I cannot say that the majority's suggestion of the use of abatement in prematurely filed Whistleblower suits is ill-conceived. The problem is, it is just wrong because it is not authorized by the statute. This court should not inject "judicial inspiration" to achieve even a laudable result unavailable under a literal reading of the Act. If abatement is proper for premature suits under that Act, it is up to the Legislature, not this court, to change the law. Moreover, the statements by the majority regarding abatement in the context of this case are non-binding dictum, and this court is free to continue following the well reasoned decisions by the intermediate appellate courts which hold the 60-day waiting period in section 554.006(d) of the Act is jurisdictional.
Accordingly, I would reverse the trial court's judgment and render judgment granting UTMB's plea to the jurisdiction.

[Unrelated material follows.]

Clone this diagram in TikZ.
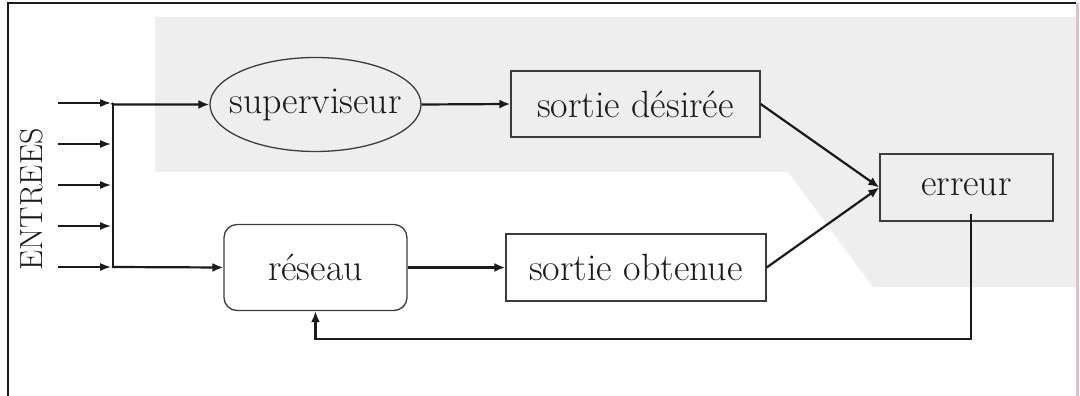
\documentclass[tikz,border=0pt]{standalone}
\usetikzlibrary{arrows.meta,shapes.geometric}
\definecolor{ink}{HTML}{1A1A1A}
\definecolor{zonegray}{HTML}{EEEEEE}
\definecolor{pinkedge}{RGB}{224,190,205}
\tikzset{
  box/.style={draw=ink!85, line width=1.3pt, rectangle, inner sep=0pt, text=ink,
    font=\fontsize{38}{42}\selectfont},
  arr/.style={draw=ink, line width=2.2pt, -{Latex[length=11pt,width=9pt]}},
  inarr/.style={draw=ink, line width=1.3pt, -{Latex[length=11pt,width=8pt]}},
  bus/.style={draw=ink, line width=2.2pt}
}
\begin{document}
\begin{tikzpicture}[x=1pt,y=-1pt]
\useasboundingbox (0,0) rectangle (1080,396);

% shaded supervision zone
\fill[zonegray] (155,17) -- (1076,17) -- (1076,287) -- (873,287) -- (788,172) -- (155,172) -- cycle;

% outer frame
\draw[ink, line width=2.5pt] (8,396) -- (8,3) -- (1076,3);
\draw[pinkedge, line width=3pt] (1077.5,3) -- (1077.5,396);

% blocks
\node[box, ellipse, minimum width=211pt, minimum height=94pt] (sup) at (315.5,104.5)
  {\makebox[140pt][c]{superviseur}};
\node[box, minimum width=249pt, minimum height=66pt] (des) at (635.5,104) {sortie désirée};
\node[box, minimum width=173pt, minimum height=67pt] (err) at (966.5,187.5) {erreur};
\node[box, rounded corners=13pt, minimum width=183pt, minimum height=86pt] (res) at (315.5,267.5) {réseau};
\node[box, minimum width=260pt, minimum height=67pt] (obt) at (636,267.5) {sortie obtenue};

% inputs
\node[text=ink, rotate=90, font=\fontsize{32}{36}\selectfont] (lab) at (31.5,199.5) {ENTREES};
\foreach \i/\y in {1/103,2/144,3/185,4/226,5/267}{
  \coordinate (s\i) at (58,\y);
  \coordinate (t\i) at (111,\y);
  \draw[inarr] (s\i) -- (t\i);
}
\coordinate (btop) at (113,103);
\coordinate (bbot) at (113,267);
\draw[bus] (btop) -- (bbot);
\draw[arr] ([xshift=-1.1pt]btop) -- (btop |- sup.west) -- (sup.west);
\draw[arr] ([xshift=-1.1pt]bbot) -- (res.west);

% signal flow
\draw[arr] (sup.east) -- (des.west);
\draw[arr] (res.east) -- (obt.west);
\draw[arr] (des.east) -- (err.west);
\draw[arr] (obt.east) -- (err.west);

% error feedback
\draw[arr] ([xshift=4.5pt,yshift=8pt]err.south) -- ++(0,125) -| (res.south);
\end{tikzpicture}
\end{document}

See Univ. of Tex. Med. Branch v. Mullins, 57 S.W.3d 653, 657 (Tex.App.-Houston [14th Dist.] 2001, no pet.).
For the reasons expressed in Texas Southern University v. Carter, 84 S.W.3d 787 (Tex.App.-Houston [1st Dist.] 2002, no pet.) and in City of San Antonio v. Marin, 19 S.W.3d 438 (Tex.App.-San Antonio 2000, no pet.), I respectfully disagree with the majority's conclusion that the statutory prerequisites for filing suit under the Whistleblower Act are not jurisdictional.